Corte di Cassazione, Sez. Lav.
Se l’appaltatore si limita alla gestione amministrativa dei lavoratori, l’appalto è illecito. La Suprema Corte ha ribadito il principio secondo il quale, salvo precise eccezioni, è necessaria l’identità tra chi assume il lavoratore e chi effettivamente trae beneficio delle sue prestazioni. Detto principio mira a sottrarre i lavoratori dalle possibili forme di sfruttamento che l’eventuale dissociazione tra il titolare formale e il beneficiario effettivo potrebbe consentire. La sua violazione può condurre al riconoscimento di un rapporto di lavoro alle dirette dipendenze dell’utilizzatore oltre che all’applicazione di sanzioni amministrative (e, in certi casi, penali).

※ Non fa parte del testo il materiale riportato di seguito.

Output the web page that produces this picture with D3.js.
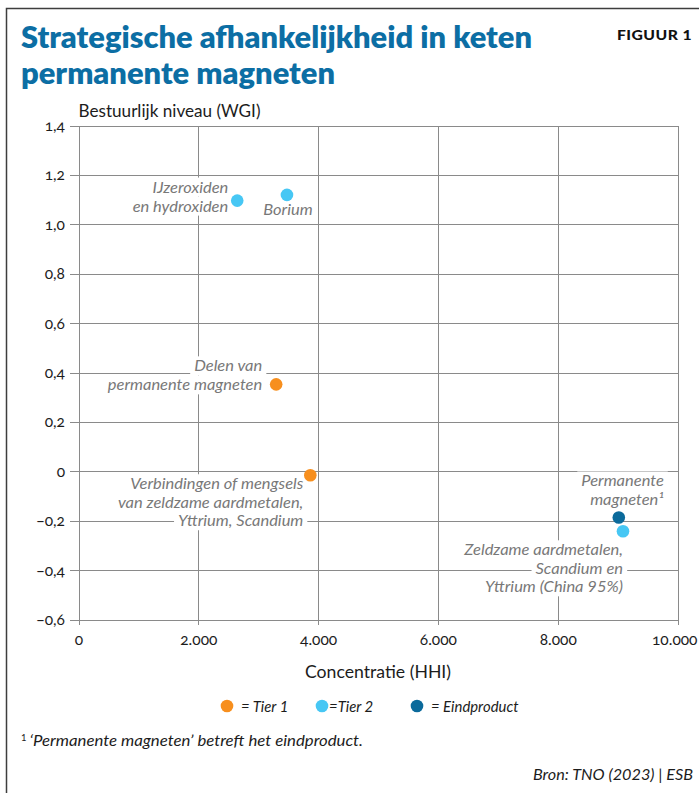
<!DOCTYPE html>
<html><head><meta charset="utf-8">
<script src="https://cdn.jsdelivr.net/npm/d3@7"></script>
<style>
html,body{margin:0;padding:0;background:#fff;}
svg{display:block;}
text{font-family:Lato,'Noto Sans',sans-serif;}
</style></head>
<body>
<script>
// ---------- data ----------
const pointNames = [
  ["IJzeroxiden","en hydroxiden"],
  ["Borium"],
  ["Delen van","permanente magneten"],
  ["Verbindingen of mengsels","van zeldzame aardmetalen,","Yttrium, Scandium"],
  ["Permanente","magneten\u00B9"],
  ["Zeldzame aardmetalen,","Scandium en","Yttrium (China 95%)"]
];
const hhiValues = [2650, 3480, 3300, 3870, 9020, 9090];
const wgiValues = [1.096, 1.119, 0.352, -0.016, -0.187, -0.243];
const pointTiers = ["Tier 2","Tier 2","Tier 1","Tier 1","Eindproduct","Tier 2"];
const tierNames = ["Tier 1","Tier 2","Eindproduct"];
const legendLabels = ["= Tier 1","=Tier 2","= Eindproduct"];
const xTicks = [0,2000,4000,6000,8000,10000];
const yTicks = [-0.6,-0.4,-0.2,0,0.2,0.4,0.6,0.8,1.0,1.2,1.4];
const titleLines = ["Strategische afhankelijkheid in keten","permanente magneten"];
const figLabel = "FIGUUR 1";
const yTitle = "Bestuurlijk niveau (WGI)";
const xTitle = "Concentratie (HHI)";
const footnote = "\u2018Permanente magneten\u2019 betreft het eindproduct.";
const source = "Bron: TNO (2023) | ESB";

// ---------- layout ----------
const W = 699, H = 793;
const L = 78.5, R = 677.5, T = 125.5, B = 619.5;
const colors = {"Tier 1":"#f78f1e","Tier 2":"#47c7f4","Eindproduct":"#0b6a9b"};
const gridColor = "#8a8a8a";
const labelGray = "#787878";
const ink = "#1c1c1c";

const nl = d3.formatLocale({decimal:",",thousands:".",grouping:[3],currency:["",""],minus:"\u2212"});
const fx = nl.format(",");
const fy = d => Math.abs(d) < 1e-9 ? "0" : nl.format(".1f")(d);

const svg = d3.select("body").append("svg").attr("width",W).attr("height",H);

const x = d3.scaleLinear().domain([0,10000]).range([L,R]);
const y = d3.scaleLinear().domain([-0.6,1.4]).range([B,T]);
const color = d3.scaleOrdinal().domain(tierNames).range(tierNames.map(t=>colors[t]));

function condense(sel, target){
  const n = sel.node().getComputedTextLength();
  if (Math.abs(n-target) > 0.5) sel.attr("textLength", target).attr("lengthAdjust","spacingAndGlyphs");
  return n;
}

// frame
svg.append("path").attr("d",`M6.5,${H} V8.5 H${W}`).attr("fill","none").attr("stroke","#3d3d3d").attr("stroke-width",1.5);

// title
const titleG = svg.append("g");
const tl = titleLines.map((t,i)=> titleG.append("text").attr("x",21).attr("y",48+i*35.5)
  .attr("fill","#0c6ea4").attr("font-size",30).attr("font-weight",800).text(t));
const tk = 511 / tl[0].node().getComputedTextLength();
tl.forEach(s=>condense(s, s.node().getComputedTextLength()*tk));

const fig = svg.append("text").attr("x",692).attr("y",40).attr("text-anchor","end")
  .attr("font-size",14).attr("font-weight",900).attr("fill","#111").attr("letter-spacing",0.4).text(figLabel);
condense(fig, 75);

// y axis title
const yt = svg.append("text").attr("x",L).attr("y",117).attr("font-size",17.5).attr("fill",ink).text(yTitle);
condense(yt, 182);

// grid / axes
const yAxis = svg.append("g").attr("transform",`translate(${R},0)`)
  .call(d3.axisLeft(y).tickValues(yTicks).tickSize(R-70).tickPadding(5).tickFormat(fy));
const xAxis = svg.append("g").attr("transform",`translate(0,${T})`)
  .call(d3.axisBottom(x).tickValues(xTicks).tickSize(B-T+5).tickPadding(9).tickFormat(fx));
[yAxis,xAxis].forEach(a=>{
  a.select(".domain").remove();
  a.selectAll(".tick line").attr("stroke",gridColor).attr("stroke-width",1).attr("shape-rendering","crispEdges");
  a.selectAll(".tick text").attr("font-family","Lato,'Noto Sans',sans-serif").attr("font-size",15.5)
    .attr("fill",ink).style("font-variant-numeric","oldstyle-nums");
});
// keep the last x label inside the frame
xAxis.selectAll(".tick text").filter(d=>d===10000).attr("text-anchor","end").attr("x",W-2-R);

// x axis title
const xt = svg.append("text").attr("x",(L+R)/2).attr("y",678).attr("text-anchor","middle")
  .attr("font-size",17.5).attr("fill",ink).text(xTitle);
condense(xt, 146);

// annotations
const FS = 14.8;
const labelLayout = [
  {anchor:"end", dx:-9, dy:[-8,11]},
  {anchor:"middle", dx:1, dy:[20]},
  {anchor:"end", dx:-14, dy:[-13,6]},
  {anchor:"end", dx:-7, dy:[14,32.5,51]},
  {anchor:"end", dx:45, dy:[-31,-12.5]},
  {anchor:"end", dx:0, dy:[24,42.5,61]}
];
const annG = svg.append("g");
const ref = annG.append("text").attr("font-size",FS).attr("font-style","italic").text("Verbindingen of mengsels");
const ak = 173 / ref.node().getComputedTextLength();
ref.remove();
const lineNodes = [];
pointNames.forEach((lines,i)=>{
  const lay = labelLayout[i];
  const px = x(hhiValues[i]), py = y(wgiValues[i]);
  lines.forEach((ln,j)=>{
    const t = annG.append("text").attr("x",px+lay.dx).attr("y",py+lay.dy[j])
      .attr("text-anchor",lay.anchor).attr("font-size",FS).attr("font-style","italic")
      .attr("fill",labelGray).text(ln);
    condense(t, t.node().getComputedTextLength()*ak);
    lineNodes.push(t);
  });
});
lineNodes.forEach(t=>{
  const b = t.node().getBBox();
  annG.insert("rect", "text").attr("x",b.x-4).attr("y",b.y).attr("width",b.width+8).attr("height",b.height+1)
    .attr("fill","#fff");
});

// points
svg.append("g").selectAll("circle").data(hhiValues).join("circle")
  .attr("cx",(d)=>x(d)).attr("cy",(d,i)=>y(wgiValues[i])).attr("r",6.3)
  .attr("fill",(d,i)=>color(pointTiers[i]));

// legend
const lx = d3.scalePoint().domain(tierNames).range([227,417]);
const lg = svg.append("g");
tierNames.forEach((t,i)=>{
  lg.append("circle").attr("cx",lx(t)).attr("cy",706).attr("r",6.3).attr("fill",color(t));
  const tx = lg.append("text").attr("x",lx(t)+(i===1?7:14)).attr("y",711.5).attr("font-size",16)
    .attr("font-style","italic").attr("fill",ink).text(legendLabels[i]);
  condense(tx, tx.node().getComputedTextLength()*0.93);
});

// footnote & source
const fn = svg.append("text").attr("x",21).attr("y",746).attr("font-size",16).attr("font-style","italic").attr("fill",ink);
fn.append("tspan").attr("font-size",9).attr("font-style","normal").attr("dy",-5).text("1");
fn.append("tspan").attr("dy",5).attr("dx",3).text(footnote);
condense(fn, 342);
const src = svg.append("text").attr("x",693).attr("y",780).attr("text-anchor","end").attr("font-size",16)
  .attr("font-style","italic").attr("fill",ink).text(source);
condense(src, 160);
</script>
</body></html>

Nel caso esaminato dalla Corte, l’azienda committente aveva affidato ad una appaltatore la gestione di servizi all’interno dell’azienda. Tuttavia, il committente esercitava l’intera gestione della prestazione (che veniva altresì svolta mediante attrezzature della stessa committente), programmando anche i turni. L’appaltatore si limitava alla mera gestione amministrativa del rapporto (quali retribuzione, pianificazione delle ferie, ecc.) e ad abbinare le singole persone ai turni stabiliti dal committente.

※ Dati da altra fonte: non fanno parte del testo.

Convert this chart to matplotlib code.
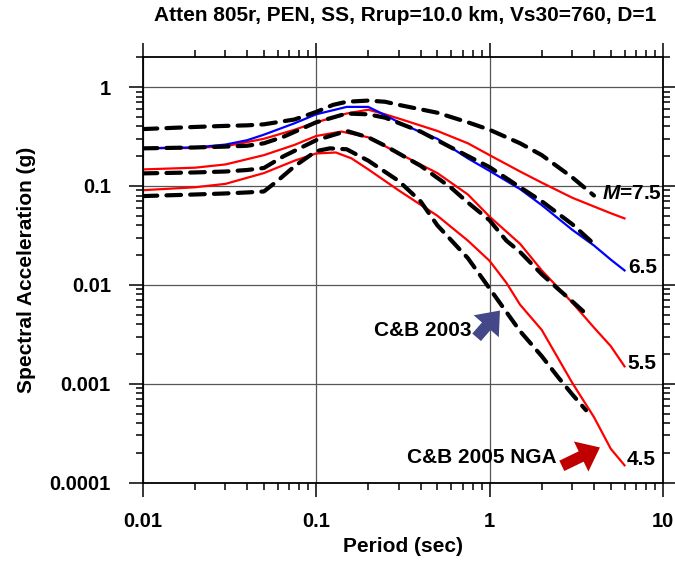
import matplotlib
matplotlib.use("Agg")
import matplotlib.pyplot as plt
from matplotlib.ticker import FixedLocator, FixedFormatter, LogLocator, NullFormatter

plt.rcParams['font.family'] = ['Liberation Sans', 'DejaVu Sans']
plt.rcParams['font.weight'] = 'bold'
plt.rcParams['mathtext.fontset'] = 'custom'
plt.rcParams['mathtext.it'] = 'Liberation Sans:bold:italic'
plt.rcParams['mathtext.rm'] = 'Liberation Sans:bold'

# C&B 2005 NGA curves
T_nga75 = [0.01, 0.02, 0.03, 0.05, 0.075, 0.1, 0.15, 0.2, 0.25, 0.3, 0.5, 0.75, 1.0, 1.5, 2.0, 3.0, 4.0, 5.0, 6.0]
sa_nga75 = [0.240, 0.242, 0.252, 0.30, 0.37, 0.44, 0.54, 0.59, 0.53, 0.48, 0.36, 0.27, 0.205, 0.14, 0.108, 0.076, 0.062, 0.053, 0.047]

T_nga65 = [0.01, 0.02, 0.03, 0.04, 0.05, 0.075, 0.1, 0.15, 0.2, 0.25, 0.3, 0.4, 0.5, 0.75, 1.0, 1.5, 2.0, 3.0, 4.0, 5.0, 6.0]
sa_nga65 = [0.241, 0.245, 0.262, 0.29, 0.33, 0.43, 0.53, 0.63, 0.63, 0.52, 0.44, 0.35, 0.30, 0.19, 0.142, 0.093, 0.064, 0.036, 0.025, 0.018, 0.014]

T_nga55 = [0.01, 0.02, 0.03, 0.05, 0.075, 0.1, 0.14, 0.2, 0.3, 0.5, 0.75, 1.0, 1.5, 2.0, 3.0, 4.0, 5.0, 6.0]
sa_nga55 = [0.147, 0.153, 0.165, 0.205, 0.26, 0.32, 0.355, 0.31, 0.213, 0.135, 0.082, 0.049, 0.026, 0.014, 0.0066, 0.0037, 0.0024, 0.0015]

T_nga45 = [0.01, 0.02, 0.03, 0.05, 0.075, 0.1, 0.13, 0.16, 0.2, 0.3, 0.5, 0.75, 1.0, 1.25, 1.5, 2.0, 3.0, 4.0, 5.0, 6.0]
sa_nga45 = [0.0906, 0.097, 0.105, 0.135, 0.18, 0.213, 0.218, 0.19, 0.147, 0.09, 0.05, 0.028, 0.0175, 0.0105, 0.0063, 0.0035, 0.00102, 0.00046, 0.00022, 0.00015]

# C&B 2003 curves
T_cb75 = [0.01, 0.02, 0.03, 0.04, 0.05, 0.075, 0.1, 0.125, 0.15, 0.2, 0.25, 0.3, 0.5, 0.75, 1.0, 1.5, 2.0, 3.0, 4.0]
sa_cb75 = [0.376, 0.395, 0.405, 0.41, 0.42, 0.47, 0.56, 0.66, 0.71, 0.73, 0.71, 0.66, 0.55, 0.44, 0.37, 0.27, 0.205, 0.122, 0.08]

T_cb65 = [0.01, 0.02, 0.03, 0.04, 0.05, 0.065, 0.1, 0.15, 0.2, 0.25, 0.4, 0.6, 1.0, 1.5, 2.0, 3.0, 3.9]
sa_cb65 = [0.24, 0.245, 0.25, 0.255, 0.27, 0.315, 0.44, 0.54, 0.53, 0.49, 0.355, 0.245, 0.155, 0.097, 0.07, 0.041, 0.027]

T_cb55 = [0.01, 0.02, 0.03, 0.04, 0.05, 0.065, 0.1, 0.15, 0.2, 0.25, 0.4, 0.6, 0.75, 1.0, 1.25, 1.5, 2.0, 2.5, 3.0, 3.6]
sa_cb55 = [0.134, 0.137, 0.14, 0.145, 0.152, 0.2, 0.29, 0.36, 0.31, 0.255, 0.16, 0.096, 0.068, 0.045, 0.028, 0.0215, 0.0128, 0.009, 0.0068, 0.0051]

T_cb45 = [0.01, 0.02, 0.03, 0.04, 0.05, 0.06, 0.075, 0.1, 0.12, 0.15, 0.2, 0.3, 0.4, 0.5, 0.75, 1.0, 1.5, 2.0, 2.5, 3.0, 3.6]
sa_cb45 = [0.079, 0.082, 0.084, 0.086, 0.088, 0.113, 0.158, 0.225, 0.24, 0.235, 0.18, 0.112, 0.07, 0.04, 0.0186, 0.0092, 0.0034, 0.0019, 0.00115, 0.00078, 0.00054]

x_ticks = [0.01, 0.1, 1, 10]
x_labels = ["0.01", "0.1", "1", "10"]
y_ticks = [0.0001, 0.001, 0.01, 0.1, 1]
y_labels = ["0.0001", "0.001", "0.01", "0.1", "1"]

fig = plt.figure(figsize=(6.75, 5.7), dpi=100)
ax = fig.add_axes([0.2114, 0.1532, 0.7708, 0.7463])
ax.set_xscale('log')
ax.set_yscale('log')
ax.set_xlim(0.01, 10)
ax.set_ylim(0.0001, 2)

# NGA curves (solid)
ax.plot(T_nga75, sa_nga75, color='#ff0000', lw=1.6)
ax.plot(T_nga55, sa_nga55, color='#ff0000', lw=1.6)
ax.plot(T_nga45, sa_nga45, color='#ff0000', lw=1.6)
ax.plot(T_nga65, sa_nga65, color='#0000ff', lw=1.6)

# 2003 curves (dashed)
for T, sa in [(T_cb75, sa_cb75), (T_cb65, sa_cb65), (T_cb55, sa_cb55), (T_cb45, sa_cb45)]:
    ax.plot(T, sa, color='black', lw=3, dashes=(3.5, 2.2), dash_capstyle='round')

ax.grid(True, which='major', color='#555555', lw=0.9)
ax.set_axisbelow(True)

ax.xaxis.set_major_locator(FixedLocator(x_ticks))
ax.xaxis.set_major_formatter(FixedFormatter(x_labels))
ax.yaxis.set_major_locator(FixedLocator(y_ticks))
ax.yaxis.set_major_formatter(FixedFormatter(y_labels))
ax.xaxis.set_minor_locator(LogLocator(base=10, subs=range(2, 10), numticks=20))
ax.yaxis.set_minor_locator(LogLocator(base=10, subs=range(2, 10), numticks=20))
ax.xaxis.set_minor_formatter(NullFormatter())
ax.yaxis.set_minor_formatter(NullFormatter())

ax.tick_params(which='both', direction='out', top=True, right=True, width=1.1, labelsize=14.5)
ax.tick_params(which='major', length=10)
ax.tick_params(which='minor', length=5)
ax.tick_params(axis='x', pad=11)
ax.tick_params(axis='y', pad=13)
for sp in ax.spines.values():
    sp.set_linewidth(1.3)

ax.set_xlabel("Period (sec)", fontsize=15, fontweight='bold')
ax.set_ylabel("Spectral Acceleration (g)", fontsize=15, fontweight='bold')
ax.xaxis.set_label_coords(0.5, -0.128)
ax.yaxis.set_label_coords(-0.205, 0.5)

fig.text(0.6, 0.972, "Atten 805r, PEN, SS, Rrup=10.0 km, Vs30=760, D=1",
         ha='center', va='center', fontsize=15, fontweight='bold')

# magnitude labels
ax.text(4.43, 0.084, "$M$=7.5", fontsize=15, fontweight='bold', ha='left', va='center')
ax.text(6.3, 0.015, "6.5", fontsize=15, fontweight='bold', ha='left', va='center')
ax.text(6.2, 0.0016, "5.5", fontsize=15, fontweight='bold', ha='left', va='center')
ax.text(6.2, 0.00017, "4.5", fontsize=15, fontweight='bold', ha='left', va='center')

ax.text(0.79, 0.00344, "C&B 2003", fontsize=15, fontweight='bold', ha='right', va='center')
ax.text(2.45, 0.000179, "C&B 2005 NGA", fontsize=15, fontweight='bold', ha='right', va='center')

ax.annotate('', xy=(1.148, 0.0055), xytext=(0.842, 0.00295),
            arrowprops=dict(arrowstyle='simple,head_width=1.6,head_length=1.0,tail_width=0.55',
                            fc='#454888', ec='none', shrinkA=0, shrinkB=0, mutation_scale=15))
ax.annotate('', xy=(4.33, 0.000227), xytext=(2.61, 0.000148),
            arrowprops=dict(arrowstyle='simple,head_width=1.6,head_length=1.0,tail_width=0.55',
                            fc='#c00000', ec='none', shrinkA=0, shrinkB=0, mutation_scale=15))

fig.savefig("out.png", dpi=100)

La Corte ha pertanto ritenuto illegittimo l’appalto ricordando che la differenza tra l’appalto lecito e la somministrazione irregolare di lavoro risiede nell’effettivo esercizio del potere organizzativo nei confronti dei lavoratori e nell’organizzazione dei mezzi necessari all’impresa, mentre risulta secondario l’esercizio del potere organizzativo in materia amministrativa (ad esempio in tema di ferie o permessi).